Wednesday, October 12, 2011

A Worthwhile Investment?

Before the 2008 Bejing Olympics, China mainly focused on rowing- one of the sports that could earn them the most medals due to the sheer quantity of events. This sport however is rather difficult and costs money and effort to achieve perfection. China took initiative on training to win many gold medals on their own soil for the '08 games. China hired a new coach and gave him these specific standards: "one gold medal equals 1,000 silver medals" and the bar was set. The new focus on rowing easily shifted from the previous sports of soccer and basketball and a substitution was made.
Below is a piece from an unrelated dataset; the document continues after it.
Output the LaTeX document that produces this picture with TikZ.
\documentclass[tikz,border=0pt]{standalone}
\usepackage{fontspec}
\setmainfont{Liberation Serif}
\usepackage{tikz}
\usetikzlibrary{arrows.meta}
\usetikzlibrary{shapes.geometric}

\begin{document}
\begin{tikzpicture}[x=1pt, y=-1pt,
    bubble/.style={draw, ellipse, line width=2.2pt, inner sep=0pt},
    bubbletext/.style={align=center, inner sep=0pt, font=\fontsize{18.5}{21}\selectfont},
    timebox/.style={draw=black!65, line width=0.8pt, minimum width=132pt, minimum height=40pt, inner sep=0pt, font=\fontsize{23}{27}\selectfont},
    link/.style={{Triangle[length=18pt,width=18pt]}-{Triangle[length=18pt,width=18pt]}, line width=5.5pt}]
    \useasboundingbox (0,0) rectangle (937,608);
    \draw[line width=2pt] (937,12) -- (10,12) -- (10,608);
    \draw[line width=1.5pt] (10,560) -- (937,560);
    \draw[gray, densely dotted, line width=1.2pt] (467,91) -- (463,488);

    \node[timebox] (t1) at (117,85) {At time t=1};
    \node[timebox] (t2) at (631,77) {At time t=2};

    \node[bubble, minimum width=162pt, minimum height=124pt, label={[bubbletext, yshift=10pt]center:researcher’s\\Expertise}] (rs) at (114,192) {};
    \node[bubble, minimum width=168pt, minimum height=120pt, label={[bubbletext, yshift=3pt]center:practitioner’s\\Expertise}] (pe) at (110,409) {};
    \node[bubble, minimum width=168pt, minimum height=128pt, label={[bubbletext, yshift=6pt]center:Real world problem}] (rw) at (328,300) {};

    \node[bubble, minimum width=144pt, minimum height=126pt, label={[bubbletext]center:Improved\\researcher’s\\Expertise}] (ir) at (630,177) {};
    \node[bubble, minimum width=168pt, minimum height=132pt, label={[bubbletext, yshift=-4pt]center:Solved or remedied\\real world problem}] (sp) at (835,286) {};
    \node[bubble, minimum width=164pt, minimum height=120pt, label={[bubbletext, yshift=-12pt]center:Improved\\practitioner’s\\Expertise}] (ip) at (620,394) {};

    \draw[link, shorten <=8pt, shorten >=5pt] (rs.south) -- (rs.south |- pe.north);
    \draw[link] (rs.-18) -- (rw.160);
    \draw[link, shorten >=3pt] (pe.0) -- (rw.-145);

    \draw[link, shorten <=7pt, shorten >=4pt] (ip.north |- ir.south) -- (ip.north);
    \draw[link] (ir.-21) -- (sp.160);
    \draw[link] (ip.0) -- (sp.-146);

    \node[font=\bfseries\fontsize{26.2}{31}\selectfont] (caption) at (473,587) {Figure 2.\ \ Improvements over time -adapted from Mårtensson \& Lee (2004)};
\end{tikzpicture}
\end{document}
The Chinese knew that they would have a greater opportunity of winning more medals (specifically gold) if they spend more time and effort on their rowing team. Due to the command economy of China at the time; their government can dictate how they spend their money and the majority was for their rowing program. In comparison to America's mixed economy, our funding is not as exponential as China's because the state does not see it as importaint as alternatives. Since the gold medals are what all countries strive for, the competition for China will be stiff. One could say that gold medals are an inelastic good simply because no matter what the cost is to attain them, everyone still wants one. In 2008, China qualified for nine out of the fourteen events but only won one gold (for the first time ever in a rowing event) and one silver medal. China is still calculating the cost-benefit analysis of their efforts to improve their rowing team and theis reaction will be reflected in their standings in the 2012 Olympics. However, for the 2012 Olympics, China only qualified for eight out of the fourteen events, will they still be able to win any gold? China hopes that their financial investments in their rowing program will finally pay off for the 2012 Olympics in England. China no longer plans to dominate in the soccer fields and the basketball courts, but rather the bodies of water all over the world. Could China capitalize on their efforts to win gold medals, or will their competition's efforts (and results of the cost-benefit analysis) exceed China's expectations?